* **WHAT TO WORK ON**:
Pictures do not belong in your copy. Repeat all the other data exactly.

* **DATA BLOCK**:
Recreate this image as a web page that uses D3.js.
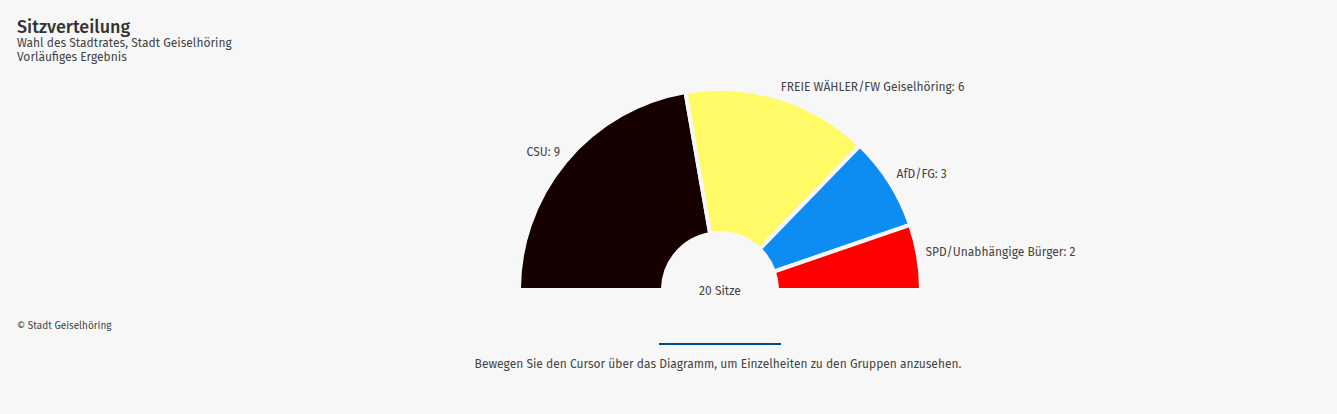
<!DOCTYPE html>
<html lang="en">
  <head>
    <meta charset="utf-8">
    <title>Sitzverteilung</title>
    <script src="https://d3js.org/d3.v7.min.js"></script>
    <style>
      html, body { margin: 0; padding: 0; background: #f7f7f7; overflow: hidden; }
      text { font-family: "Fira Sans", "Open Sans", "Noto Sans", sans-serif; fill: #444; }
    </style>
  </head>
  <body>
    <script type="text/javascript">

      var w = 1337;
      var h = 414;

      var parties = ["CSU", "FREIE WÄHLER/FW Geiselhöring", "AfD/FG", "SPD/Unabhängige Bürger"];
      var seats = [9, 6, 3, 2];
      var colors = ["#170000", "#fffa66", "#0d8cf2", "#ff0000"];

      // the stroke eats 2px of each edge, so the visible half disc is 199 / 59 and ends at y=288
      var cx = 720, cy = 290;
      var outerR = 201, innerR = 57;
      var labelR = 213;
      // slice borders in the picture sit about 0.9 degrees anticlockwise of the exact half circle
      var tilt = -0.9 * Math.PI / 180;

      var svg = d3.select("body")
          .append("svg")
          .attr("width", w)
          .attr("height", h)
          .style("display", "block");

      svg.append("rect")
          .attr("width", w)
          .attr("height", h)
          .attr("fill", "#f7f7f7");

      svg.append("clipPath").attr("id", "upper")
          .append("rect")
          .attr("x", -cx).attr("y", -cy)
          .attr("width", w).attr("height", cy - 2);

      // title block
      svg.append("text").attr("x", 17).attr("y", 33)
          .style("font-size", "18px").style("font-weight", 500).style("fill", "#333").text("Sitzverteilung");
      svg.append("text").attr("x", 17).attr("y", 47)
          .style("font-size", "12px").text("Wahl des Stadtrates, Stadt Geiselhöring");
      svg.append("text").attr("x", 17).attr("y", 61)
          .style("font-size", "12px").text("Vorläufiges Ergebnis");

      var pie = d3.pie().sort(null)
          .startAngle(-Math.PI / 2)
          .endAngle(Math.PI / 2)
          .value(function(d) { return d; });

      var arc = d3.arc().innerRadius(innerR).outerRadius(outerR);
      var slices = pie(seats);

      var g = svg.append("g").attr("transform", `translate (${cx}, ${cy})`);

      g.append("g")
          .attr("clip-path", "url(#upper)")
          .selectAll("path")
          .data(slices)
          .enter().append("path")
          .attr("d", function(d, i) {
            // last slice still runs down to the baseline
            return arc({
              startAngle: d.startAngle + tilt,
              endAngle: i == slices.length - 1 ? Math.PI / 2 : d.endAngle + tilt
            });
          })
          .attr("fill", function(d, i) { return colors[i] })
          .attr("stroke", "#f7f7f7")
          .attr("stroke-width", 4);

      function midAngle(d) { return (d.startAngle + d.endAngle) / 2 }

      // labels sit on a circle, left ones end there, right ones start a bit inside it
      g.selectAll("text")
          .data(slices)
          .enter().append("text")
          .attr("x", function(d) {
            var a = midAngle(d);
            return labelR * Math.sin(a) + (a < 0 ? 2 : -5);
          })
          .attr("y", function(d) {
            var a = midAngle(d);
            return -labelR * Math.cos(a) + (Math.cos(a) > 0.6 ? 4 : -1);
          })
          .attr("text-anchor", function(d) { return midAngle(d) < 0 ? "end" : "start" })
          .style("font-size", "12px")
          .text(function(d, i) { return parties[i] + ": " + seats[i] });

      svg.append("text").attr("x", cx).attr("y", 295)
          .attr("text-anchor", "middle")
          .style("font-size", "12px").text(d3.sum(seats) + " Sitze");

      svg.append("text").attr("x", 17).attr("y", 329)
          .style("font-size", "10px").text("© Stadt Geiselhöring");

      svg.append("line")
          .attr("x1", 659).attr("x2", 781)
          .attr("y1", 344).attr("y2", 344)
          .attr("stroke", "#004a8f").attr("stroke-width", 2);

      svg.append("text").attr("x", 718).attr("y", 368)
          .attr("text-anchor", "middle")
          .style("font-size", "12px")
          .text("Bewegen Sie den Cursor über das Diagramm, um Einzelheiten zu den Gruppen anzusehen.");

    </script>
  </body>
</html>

* **TASK RESULT**:
Recreate this image as a web page that uses D3.js.
<!DOCTYPE html>
<html lang="en">
  <head>
    <meta charset="utf-8">
    <title>Sitzverteilung</title>
    <script src="https://d3js.org/d3.v7.min.js"></script>
    <style>
      html, body { margin: 0; padding: 0; background: #f7f7f7; overflow: hidden; }
      text { font-family: "Fira Sans", "Open Sans", "Noto Sans", sans-serif; fill: #444; }
    </style>
  </head>
  <body>
    <script type="text/javascript">

      var w = 1337;
      var h = 414;

      var parties = ["CSU", "FREIE WÄHLER/FW Geiselhöring", "AfD/FG", "SPD/Unabhängige Bürger"];
      var seats = [9, 6, 3, 2];
      var colors = ["#170000", "#fffa66", "#0d8cf2", "#ff0000"];

      // the stroke eats 2px of each edge, so the visible half disc is 199 / 59 and ends at y=288
      var cx = 720, cy = 290;
      var outerR = 201, innerR = 57;
      var labelR = 213;
      // slice borders in the picture sit about 0.9 degrees anticlockwise of the exact half circle
      var tilt = -0.9 * Math.PI / 180;

      var svg = d3.select("body")
          .append("svg")
          .attr("width", w)
          .attr("height", h)
          .style("display", "block");

      svg.append("rect")
          .attr("width", w)
          .attr("height", h)
          .attr("fill", "#f7f7f7");

      svg.append("clipPath").attr("id", "upper")
          .append("rect")
          .attr("x", -cx).attr("y", -cy)
          .attr("width", w).attr("height", cy - 2);

      // title block
      svg.append("text").attr("x", 17).attr("y", 33)
          .style("font-size", "18px").style("font-weight", 500).style("fill", "#333").text("Sitzverteilung");
      svg.append("text").attr("x", 17).attr("y", 47)
          .style("font-size", "12px").text("Wahl des Stadtrates, Stadt Geiselhöring");
      svg.append("text").attr("x", 17).attr("y", 61)
          .style("font-size", "12px").text("Vorläufiges Ergebnis");

      var pie = d3.pie().sort(null)
          .startAngle(-Math.PI / 2)
          .endAngle(Math.PI / 2)
          .value(function(d) { return d; });

      var arc = d3.arc().innerRadius(innerR).outerRadius(outerR);
      var slices = pie(seats);

      var g = svg.append("g").attr("transform", `translate (${cx}, ${cy})`);

      g.append("g")
          .attr("clip-path", "url(#upper)")
          .selectAll("path")
          .data(slices)
          .enter().append("path")
          .attr("d", function(d, i) {
            // last slice still runs down to the baseline
            return arc({
              startAngle: d.startAngle + tilt,
              endAngle: i == slices.length - 1 ? Math.PI / 2 : d.endAngle + tilt
            });
          })
          .attr("fill", function(d, i) { return colors[i] })
          .attr("stroke", "#f7f7f7")
          .attr("stroke-width", 4);

      function midAngle(d) { return (d.startAngle + d.endAngle) / 2 }

      // labels sit on a circle, left ones end there, right ones start a bit inside it
      g.selectAll("text")
          .data(slices)
          .enter().append("text")
          .attr("x", function(d) {
            var a = midAngle(d);
            return labelR * Math.sin(a) + (a < 0 ? 2 : -5);
          })
          .attr("y", function(d) {
            var a = midAngle(d);
            return -labelR * Math.cos(a) + (Math.cos(a) > 0.6 ? 4 : -1);
          })
          .attr("text-anchor", function(d) { return midAngle(d) < 0 ? "end" : "start" })
          .style("font-size", "12px")
          .text(function(d, i) { return parties[i] + ": " + seats[i] });

      svg.append("text").attr("x", cx).attr("y", 295)
          .attr("text-anchor", "middle")
          .style("font-size", "12px").text(d3.sum(seats) + " Sitze");

      svg.append("text").attr("x", 17).attr("y", 329)
          .style("font-size", "10px").text("© Stadt Geiselhöring");

      svg.append("line")
          .attr("x1", 659).attr("x2", 781)
          .attr("y1", 344).attr("y2", 344)
          .attr("stroke", "#004a8f").attr("stroke-width", 2);

      svg.append("text").attr("x", 718).attr("y", 368)
          .attr("text-anchor", "middle")
          .style("font-size", "12px")
          .text("Bewegen Sie den Cursor über das Diagramm, um Einzelheiten zu den Gruppen anzusehen.");

    </script>
  </body>
</html>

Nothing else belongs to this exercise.